人は常に何かが足りないと思って生きている

さて。何が足りないと言って更新が足りてないブログを更新します。

もう40にもなると、人生経験の中に「人の死」というのが何回か登場したりニアミスしたりするわけです。天寿を全うする人、若くしてこの世を去らざるを得なかった人々、そして自ら死を選ぶ人もいました。
その中でも「自ら死を選ぶ人」が、残された我々に残してくメッセージというのはなかなかに強烈です。その「死」自体が現在生きている我々の世界の常識や概念を揺るがすだけの力を持っている。「俺は死ぬほど苦しかったし死んだ方がいいと思ったんだけど、お前はどう?」って言われてるようで。心の平安や平衡を失ってしまい最終的に破たんしてしまった彼らの本当の気持ちは、実の知り合いや友人で会った自分でも、今となっては正直わかりません。


人はみんな多かれ少なかれ心の平衡を失う時があるのだと思います。大事な人がいなくなったり、自分の居場所がなくなったと思ったり、この年になってくると自分自身の変容や変質(まあそれを老いと呼ぶのかもしれないのですが)も原因として出てくるのでしょう。でも突き詰めて考えていくと「喪失感」こそが心の平衡を崩す一番の要因なのではと思うのです。

この喪失感というのはいろんな側面で出てきます。社会生活を過ごしていればさらに顕著に現れます。若年期であれば「自分は強いと思っていたが近所のガキ大将に負けて自分は強くないことが分かった」とか「自分は美人だと思っていたけどそうではなかった」とか。さらに年をとればとっただけ問題は出てきます。「自分はこうだと思ってたけど、実際は違った」「自分がこうだと信じてたものはそもそもなかった」なんて話は山ほどあるわけです。
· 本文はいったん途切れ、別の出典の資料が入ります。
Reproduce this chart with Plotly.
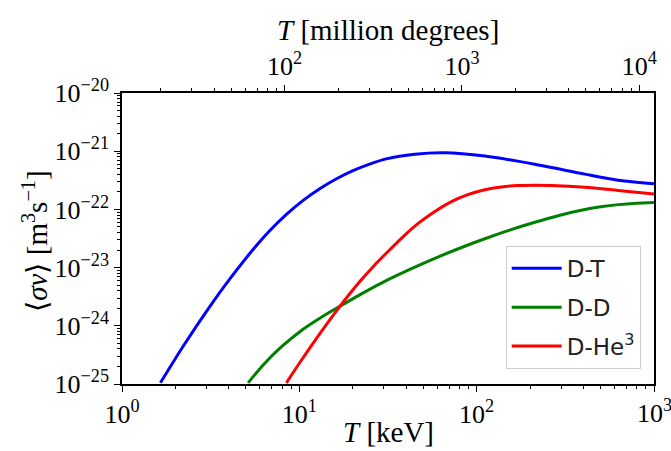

では人は喪失感をどうやって乗り越えるのか。これは正直な話だましだましやってくしかないというのが正直なところです。どんなに望んでも手に入れられないものはあります。その大小さまざまなギャップに人は悩み続けます。結局の話人は常に「脳で認識している自分」と「実像の自分」のギャップに悩み続けます。誰もがそのギャップや「自分自身が足りないと感じている」喪失感と常に隣り合わせです。そしてその喪失感をずっと受忍していくと、自分の世界が破たんするということなのだろうなと自分は思います。


自分も当然そういう感情はありますし、自分はその喪失感や足りないものから生まれる感情を音楽で補完してる部分があるのです。怒りや悲しみ、寂寥感であったり猥雑さ、煌びやかさや夢、いろんな足りないものや足りない感情を音楽に依存して生活しています。


この足りないものへの埋め方も人それぞれです。足りないものを埋めるために人を足蹴にする人もいれば、人を悪しざまに言う人や他人に当たる人もいる。社会に依存してみたり、自分の子供に依存してみたりとかもある。

結局みんな足りないものは様々で、それを理解しようと思っても理解はできないし、自分自身もそういう表象に見える世界を見ながら「納得いかねえなあ」とか思った後にその「納得いかねえなあ」を解消してくれるような音楽を聞いたりして日々を過ごすわけで。きっとこのまま何もわからぬまま人生も終わるのでしょうけど、わからないまま生きるという喪失感を解消するためにグダグダ今日も考え続けるのです。